Create Categories

DESCRIPTION:

Create new categorical variables from continuous variables by splitting the numeric values into a number of bins. This is useful, for example, if you have an age column; rather than including age as a continuous variable in your models, it might be more beneficial to split it into ranges that make sense demographically (<18, 18-24, 25-35, etc.).

This function requires the bigdata library section to be loaded.

USAGE:

bd.bin(data, columns=NULL, nbins=10, replace=T,
    suffix="bin", methods="range", ranges=NULL, k=5000)

REQUIRED ARGUMENTS:

data
input data set: a bdFrame or data.frame.

OPTIONAL ARGUMENTS:

columns
names or numbers of the columns to be binned.
nbins
if integer, sets the number of bins.
if character, uses one of these methods: sturges, freedman, or scott, or enter the number of bins as a string.
replace
if TRUE, the new bin columns replace the existing columns.
if FALSE, the new bin columns is appended to the dataset.
suffix
if replace is FALSE, this is appended to the input columns' names.
methods
defines method for setting bin boundaries.
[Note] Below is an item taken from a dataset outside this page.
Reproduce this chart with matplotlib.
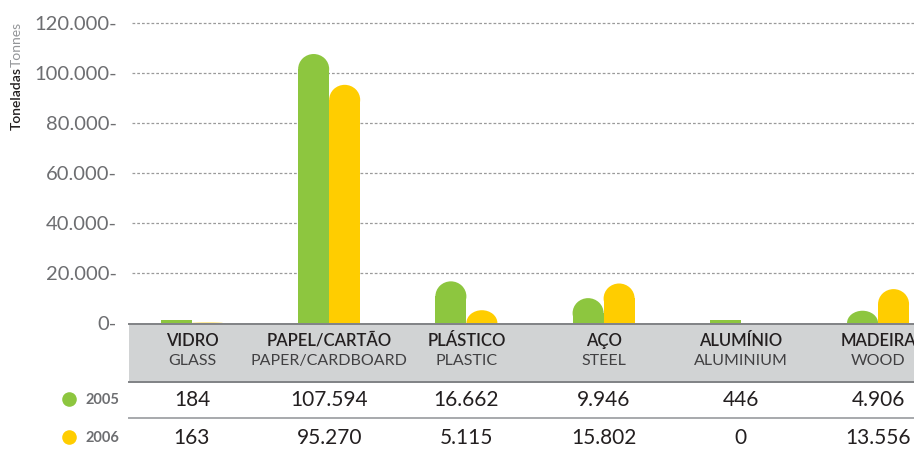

Choose either "range" (bins defined by equal ranges) or "count" (bins defined by equal counts).
ranges
allows user to specify ranges for binning.
k
an estimation coefficient used for calculating quantiles.

VALUE:

A bdFrame or data.frame of the same type as data containing specified bins.

DETAILS:

This function changes continuous columns into categorical columns. If no columns are specified, all continuous columns are binned. The number of bins created can be specified or calculated by several methods Sturges, Freedman-Diaconis, or Scott methods are available). The user can also specify where the bin boundaries are by setting the methods argument to create bins with equal ranges or equal counts.

The arguments can either be scalar, in which case, they are applied to all the columns, or, they can be vectors of values. This allows you to create different bins for different columns.

EXAMPLES:

# Create 7 bins for Weight column
bd.bin(fuel.frame, "Weight", nbins=7)

# Create bins using all methods for setting the bin count
# (notice that nbins value is matched if possible)
bd.bin(fuel.frame, nbins=c("scott", "free", "11", "stur"))

# Create bins for all columns using equal counts and ranges alternatively
# (notice that the methods value is matched if possible)
bd.bin(fuel.frame, methods=c("cou", "ran"))

# Create bins for a specified set of ranges for one column
bd.bin(fuel.frame, 1, ranges=list(c(1500, 3000, 3500, 5000)))

# Create bins for a specified set of ranges for two columns
bd.bin(fuel.frame, 1:2, ranges=list(c(1500, 3000, 3500, 5000),c(70, 100, 400)))